▸ TASK REQUIREMENTS:
Transcribe the entries that follow exactly as they appear, minus pictures.

━━━

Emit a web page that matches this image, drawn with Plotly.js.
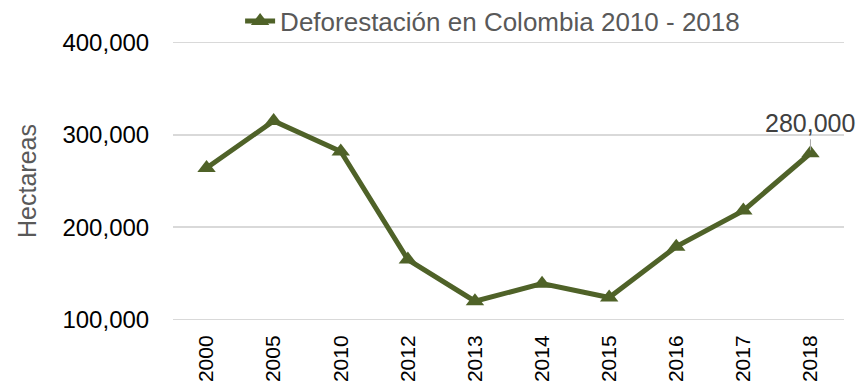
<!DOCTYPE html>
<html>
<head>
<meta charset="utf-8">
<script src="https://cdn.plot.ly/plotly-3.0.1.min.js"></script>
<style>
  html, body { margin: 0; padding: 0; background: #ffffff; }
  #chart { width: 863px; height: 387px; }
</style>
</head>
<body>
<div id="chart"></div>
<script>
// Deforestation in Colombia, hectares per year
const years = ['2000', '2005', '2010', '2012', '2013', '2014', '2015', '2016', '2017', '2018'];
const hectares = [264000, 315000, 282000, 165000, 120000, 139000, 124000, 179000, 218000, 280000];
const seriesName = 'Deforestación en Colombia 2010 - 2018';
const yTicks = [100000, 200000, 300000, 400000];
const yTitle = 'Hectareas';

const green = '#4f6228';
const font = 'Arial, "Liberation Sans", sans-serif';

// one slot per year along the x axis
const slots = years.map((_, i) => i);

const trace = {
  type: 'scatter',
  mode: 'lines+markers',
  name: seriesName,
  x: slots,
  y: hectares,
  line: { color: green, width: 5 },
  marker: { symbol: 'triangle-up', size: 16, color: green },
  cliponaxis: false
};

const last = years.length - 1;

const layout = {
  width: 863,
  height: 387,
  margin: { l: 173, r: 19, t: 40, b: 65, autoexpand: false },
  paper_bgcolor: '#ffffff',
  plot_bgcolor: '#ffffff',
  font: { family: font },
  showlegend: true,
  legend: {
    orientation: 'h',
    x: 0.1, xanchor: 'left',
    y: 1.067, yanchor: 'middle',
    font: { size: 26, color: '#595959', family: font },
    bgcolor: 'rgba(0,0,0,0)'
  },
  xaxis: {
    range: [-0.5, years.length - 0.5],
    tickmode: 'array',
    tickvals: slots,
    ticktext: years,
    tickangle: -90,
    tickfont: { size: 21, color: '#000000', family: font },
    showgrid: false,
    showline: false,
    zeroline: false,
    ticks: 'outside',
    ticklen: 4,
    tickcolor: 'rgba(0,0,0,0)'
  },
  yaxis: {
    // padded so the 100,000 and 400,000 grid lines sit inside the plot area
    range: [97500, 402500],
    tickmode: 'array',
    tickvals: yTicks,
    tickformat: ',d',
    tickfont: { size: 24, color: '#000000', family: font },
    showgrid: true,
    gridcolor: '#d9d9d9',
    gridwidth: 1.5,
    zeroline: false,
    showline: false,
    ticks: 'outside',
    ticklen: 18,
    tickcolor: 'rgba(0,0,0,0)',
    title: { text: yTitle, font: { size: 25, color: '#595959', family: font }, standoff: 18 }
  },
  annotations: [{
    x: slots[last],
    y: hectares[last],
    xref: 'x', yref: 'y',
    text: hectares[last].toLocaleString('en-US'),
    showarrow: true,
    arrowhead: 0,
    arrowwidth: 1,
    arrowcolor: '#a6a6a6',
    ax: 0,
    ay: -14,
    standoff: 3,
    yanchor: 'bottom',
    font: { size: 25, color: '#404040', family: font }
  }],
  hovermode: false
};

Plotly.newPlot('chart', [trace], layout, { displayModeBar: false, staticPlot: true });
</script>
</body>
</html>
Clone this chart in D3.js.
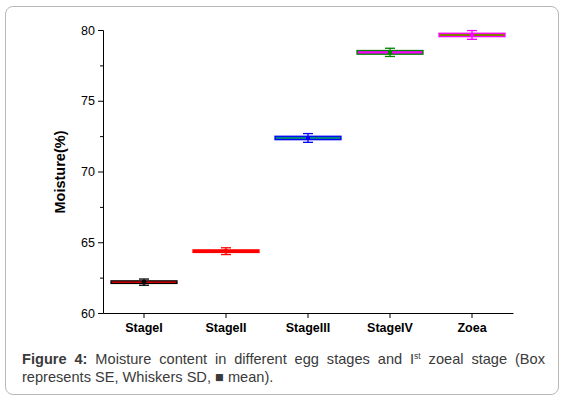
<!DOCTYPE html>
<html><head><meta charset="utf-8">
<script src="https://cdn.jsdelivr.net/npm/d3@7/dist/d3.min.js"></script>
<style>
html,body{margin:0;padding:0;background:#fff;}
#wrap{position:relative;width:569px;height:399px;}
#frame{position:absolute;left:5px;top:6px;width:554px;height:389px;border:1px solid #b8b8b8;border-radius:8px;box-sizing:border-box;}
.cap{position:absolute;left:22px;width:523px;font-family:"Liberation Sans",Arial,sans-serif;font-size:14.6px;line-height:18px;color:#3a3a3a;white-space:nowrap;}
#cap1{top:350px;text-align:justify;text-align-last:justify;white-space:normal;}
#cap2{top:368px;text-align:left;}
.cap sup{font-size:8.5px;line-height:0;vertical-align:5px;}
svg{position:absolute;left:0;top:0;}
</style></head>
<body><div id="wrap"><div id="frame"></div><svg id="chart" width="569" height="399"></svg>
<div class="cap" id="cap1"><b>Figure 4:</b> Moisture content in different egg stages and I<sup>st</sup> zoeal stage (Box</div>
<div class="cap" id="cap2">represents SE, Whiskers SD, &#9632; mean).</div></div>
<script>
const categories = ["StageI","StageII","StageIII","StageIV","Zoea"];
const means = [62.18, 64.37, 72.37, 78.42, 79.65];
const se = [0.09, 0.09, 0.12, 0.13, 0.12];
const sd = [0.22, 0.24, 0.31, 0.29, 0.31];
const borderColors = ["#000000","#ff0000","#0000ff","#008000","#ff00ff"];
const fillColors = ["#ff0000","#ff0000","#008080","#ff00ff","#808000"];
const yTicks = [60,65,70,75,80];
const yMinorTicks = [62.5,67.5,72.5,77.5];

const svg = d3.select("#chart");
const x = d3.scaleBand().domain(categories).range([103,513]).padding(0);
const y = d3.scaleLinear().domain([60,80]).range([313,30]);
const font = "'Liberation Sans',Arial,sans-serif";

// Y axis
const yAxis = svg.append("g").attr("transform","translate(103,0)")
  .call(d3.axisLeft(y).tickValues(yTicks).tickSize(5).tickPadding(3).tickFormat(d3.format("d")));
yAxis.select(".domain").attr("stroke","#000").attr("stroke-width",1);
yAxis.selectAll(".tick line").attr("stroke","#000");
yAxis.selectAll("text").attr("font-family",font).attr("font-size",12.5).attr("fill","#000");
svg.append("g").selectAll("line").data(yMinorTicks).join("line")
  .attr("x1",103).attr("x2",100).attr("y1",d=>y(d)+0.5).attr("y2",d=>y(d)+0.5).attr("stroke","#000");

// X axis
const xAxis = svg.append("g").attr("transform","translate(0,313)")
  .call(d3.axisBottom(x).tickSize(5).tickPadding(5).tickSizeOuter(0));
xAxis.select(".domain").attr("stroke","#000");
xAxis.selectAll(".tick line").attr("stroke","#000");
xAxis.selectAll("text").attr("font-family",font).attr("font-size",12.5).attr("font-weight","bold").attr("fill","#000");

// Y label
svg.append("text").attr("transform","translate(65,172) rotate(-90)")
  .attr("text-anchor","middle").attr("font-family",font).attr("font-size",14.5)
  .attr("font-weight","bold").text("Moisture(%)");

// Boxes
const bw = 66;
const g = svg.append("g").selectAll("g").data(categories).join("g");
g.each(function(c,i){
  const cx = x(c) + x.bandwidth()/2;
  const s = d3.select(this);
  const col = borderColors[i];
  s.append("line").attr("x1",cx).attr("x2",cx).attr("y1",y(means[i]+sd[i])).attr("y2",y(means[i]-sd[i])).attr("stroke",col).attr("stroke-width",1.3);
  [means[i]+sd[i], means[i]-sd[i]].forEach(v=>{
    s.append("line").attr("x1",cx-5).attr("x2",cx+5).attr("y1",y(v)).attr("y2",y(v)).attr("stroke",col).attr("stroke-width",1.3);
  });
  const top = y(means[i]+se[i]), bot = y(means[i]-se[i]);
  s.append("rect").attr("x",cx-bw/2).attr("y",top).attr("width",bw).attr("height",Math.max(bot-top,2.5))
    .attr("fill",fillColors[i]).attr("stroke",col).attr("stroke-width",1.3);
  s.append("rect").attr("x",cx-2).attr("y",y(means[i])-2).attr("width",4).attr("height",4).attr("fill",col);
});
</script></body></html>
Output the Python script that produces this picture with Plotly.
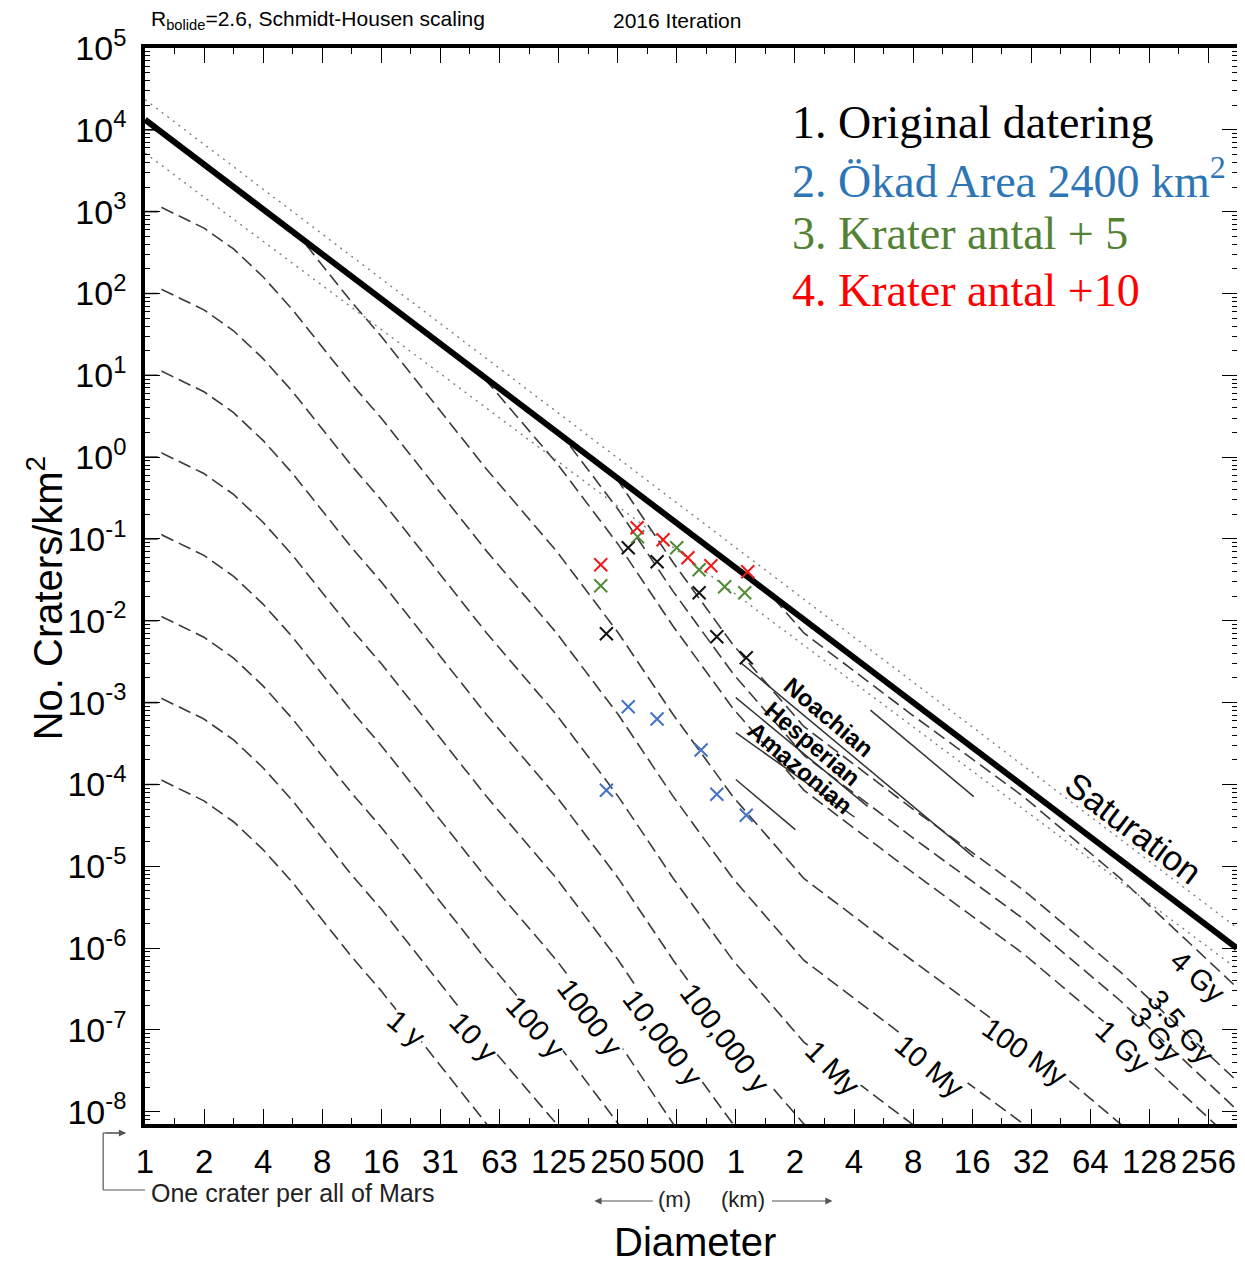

━━━

▸ RESULT OF THIS TASK:
Emit a web page that matches this image, drawn with Plotly.js.
<!DOCTYPE html>
<html>
<head>
<meta charset="utf-8">
<script src="https://cdn.plot.ly/plotly-3.0.1.min.js"></script>
<style>
  html, body { margin: 0; padding: 0; background: #ffffff; }
  #chart { width: 863px; height: 387px; }
</style>
</head>
<body>
<div id="chart"></div>
<script>
// Deforestation in Colombia, hectares per year
const years = ['2000', '2005', '2010', '2012', '2013', '2014', '2015', '2016', '2017', '2018'];
const hectares = [264000, 315000, 282000, 165000, 120000, 139000, 124000, 179000, 218000, 280000];
const seriesName = 'Deforestación en Colombia 2010 - 2018';
const yTicks = [100000, 200000, 300000, 400000];
const yTitle = 'Hectareas';

const green = '#4f6228';
const font = 'Arial, "Liberation Sans", sans-serif';

// one slot per year along the x axis
const slots = years.map((_, i) => i);

const trace = {
  type: 'scatter',
  mode: 'lines+markers',
  name: seriesName,
  x: slots,
  y: hectares,
  line: { color: green, width: 5 },
  marker: { symbol: 'triangle-up', size: 16, color: green },
  cliponaxis: false
};

const last = years.length - 1;

const layout = {
  width: 863,
  height: 387,
  margin: { l: 173, r: 19, t: 40, b: 65, autoexpand: false },
  paper_bgcolor: '#ffffff',
  plot_bgcolor: '#ffffff',
  font: { family: font },
  showlegend: true,
  legend: {
    orientation: 'h',
    x: 0.1, xanchor: 'left',
    y: 1.067, yanchor: 'middle',
    font: { size: 26, color: '#595959', family: font },
    bgcolor: 'rgba(0,0,0,0)'
  },
  xaxis: {
    range: [-0.5, years.length - 0.5],
    tickmode: 'array',
    tickvals: slots,
    ticktext: years,
    tickangle: -90,
    tickfont: { size: 21, color: '#000000', family: font },
    showgrid: false,
    showline: false,
    zeroline: false,
    ticks: 'outside',
    ticklen: 4,
    tickcolor: 'rgba(0,0,0,0)'
  },
  yaxis: {
    // padded so the 100,000 and 400,000 grid lines sit inside the plot area
    range: [97500, 402500],
    tickmode: 'array',
    tickvals: yTicks,
    tickformat: ',d',
    tickfont: { size: 24, color: '#000000', family: font },
    showgrid: true,
    gridcolor: '#d9d9d9',
    gridwidth: 1.5,
    zeroline: false,
    showline: false,
    ticks: 'outside',
    ticklen: 18,
    tickcolor: 'rgba(0,0,0,0)',
    title: { text: yTitle, font: { size: 25, color: '#595959', family: font }, standoff: 18 }
  },
  annotations: [{
    x: slots[last],
    y: hectares[last],
    xref: 'x', yref: 'y',
    text: hectares[last].toLocaleString('en-US'),
    showarrow: true,
    arrowhead: 0,
    arrowwidth: 1,
    arrowcolor: '#a6a6a6',
    ax: 0,
    ay: -14,
    standoff: 3,
    yanchor: 'bottom',
    font: { size: 25, color: '#404040', family: font }
  }],
  hovermode: false
};

Plotly.newPlot('chart', [trace], layout, { displayModeBar: false, staticPlot: true });
</script>
</body>
</html>
Clone this chart in D3.js.
<!DOCTYPE html>
<html><head><meta charset="utf-8">
<script src="https://cdn.jsdelivr.net/npm/d3@7/dist/d3.min.js"></script>
<style>
html,body{margin:0;padding:0;background:#fff;}
#wrap{position:relative;width:569px;height:399px;}
#frame{position:absolute;left:5px;top:6px;width:554px;height:389px;border:1px solid #b8b8b8;border-radius:8px;box-sizing:border-box;}
.cap{position:absolute;left:22px;width:523px;font-family:"Liberation Sans",Arial,sans-serif;font-size:14.6px;line-height:18px;color:#3a3a3a;white-space:nowrap;}
#cap1{top:350px;text-align:justify;text-align-last:justify;white-space:normal;}
#cap2{top:368px;text-align:left;}
.cap sup{font-size:8.5px;line-height:0;vertical-align:5px;}
svg{position:absolute;left:0;top:0;}
</style></head>
<body><div id="wrap"><div id="frame"></div><svg id="chart" width="569" height="399"></svg>
<div class="cap" id="cap1"><b>Figure 4:</b> Moisture content in different egg stages and I<sup>st</sup> zoeal stage (Box</div>
<div class="cap" id="cap2">represents SE, Whiskers SD, &#9632; mean).</div></div>
<script>
const categories = ["StageI","StageII","StageIII","StageIV","Zoea"];
const means = [62.18, 64.37, 72.37, 78.42, 79.65];
const se = [0.09, 0.09, 0.12, 0.13, 0.12];
const sd = [0.22, 0.24, 0.31, 0.29, 0.31];
const borderColors = ["#000000","#ff0000","#0000ff","#008000","#ff00ff"];
const fillColors = ["#ff0000","#ff0000","#008080","#ff00ff","#808000"];
const yTicks = [60,65,70,75,80];
const yMinorTicks = [62.5,67.5,72.5,77.5];

const svg = d3.select("#chart");
const x = d3.scaleBand().domain(categories).range([103,513]).padding(0);
const y = d3.scaleLinear().domain([60,80]).range([313,30]);
const font = "'Liberation Sans',Arial,sans-serif";

// Y axis
const yAxis = svg.append("g").attr("transform","translate(103,0)")
  .call(d3.axisLeft(y).tickValues(yTicks).tickSize(5).tickPadding(3).tickFormat(d3.format("d")));
yAxis.select(".domain").attr("stroke","#000").attr("stroke-width",1);
yAxis.selectAll(".tick line").attr("stroke","#000");
yAxis.selectAll("text").attr("font-family",font).attr("font-size",12.5).attr("fill","#000");
svg.append("g").selectAll("line").data(yMinorTicks).join("line")
  .attr("x1",103).attr("x2",100).attr("y1",d=>y(d)+0.5).attr("y2",d=>y(d)+0.5).attr("stroke","#000");

// X axis
const xAxis = svg.append("g").attr("transform","translate(0,313)")
  .call(d3.axisBottom(x).tickSize(5).tickPadding(5).tickSizeOuter(0));
xAxis.select(".domain").attr("stroke","#000");
xAxis.selectAll(".tick line").attr("stroke","#000");
xAxis.selectAll("text").attr("font-family",font).attr("font-size",12.5).attr("font-weight","bold").attr("fill","#000");

// Y label
svg.append("text").attr("transform","translate(65,172) rotate(-90)")
  .attr("text-anchor","middle").attr("font-family",font).attr("font-size",14.5)
  .attr("font-weight","bold").text("Moisture(%)");

// Boxes
const bw = 66;
const g = svg.append("g").selectAll("g").data(categories).join("g");
g.each(function(c,i){
  const cx = x(c) + x.bandwidth()/2;
  const s = d3.select(this);
  const col = borderColors[i];
  s.append("line").attr("x1",cx).attr("x2",cx).attr("y1",y(means[i]+sd[i])).attr("y2",y(means[i]-sd[i])).attr("stroke",col).attr("stroke-width",1.3);
  [means[i]+sd[i], means[i]-sd[i]].forEach(v=>{
    s.append("line").attr("x1",cx-5).attr("x2",cx+5).attr("y1",y(v)).attr("y2",y(v)).attr("stroke",col).attr("stroke-width",1.3);
  });
  const top = y(means[i]+se[i]), bot = y(means[i]-se[i]);
  s.append("rect").attr("x",cx-bw/2).attr("y",top).attr("width",bw).attr("height",Math.max(bot-top,2.5))
    .attr("fill",fillColors[i]).attr("stroke",col).attr("stroke-width",1.3);
  s.append("rect").attr("x",cx-2).attr("y",y(means[i])-2).attr("width",4).attr("height",4).attr("fill",col);
});
</script></body></html>
Output the Python script that produces this picture with Plotly.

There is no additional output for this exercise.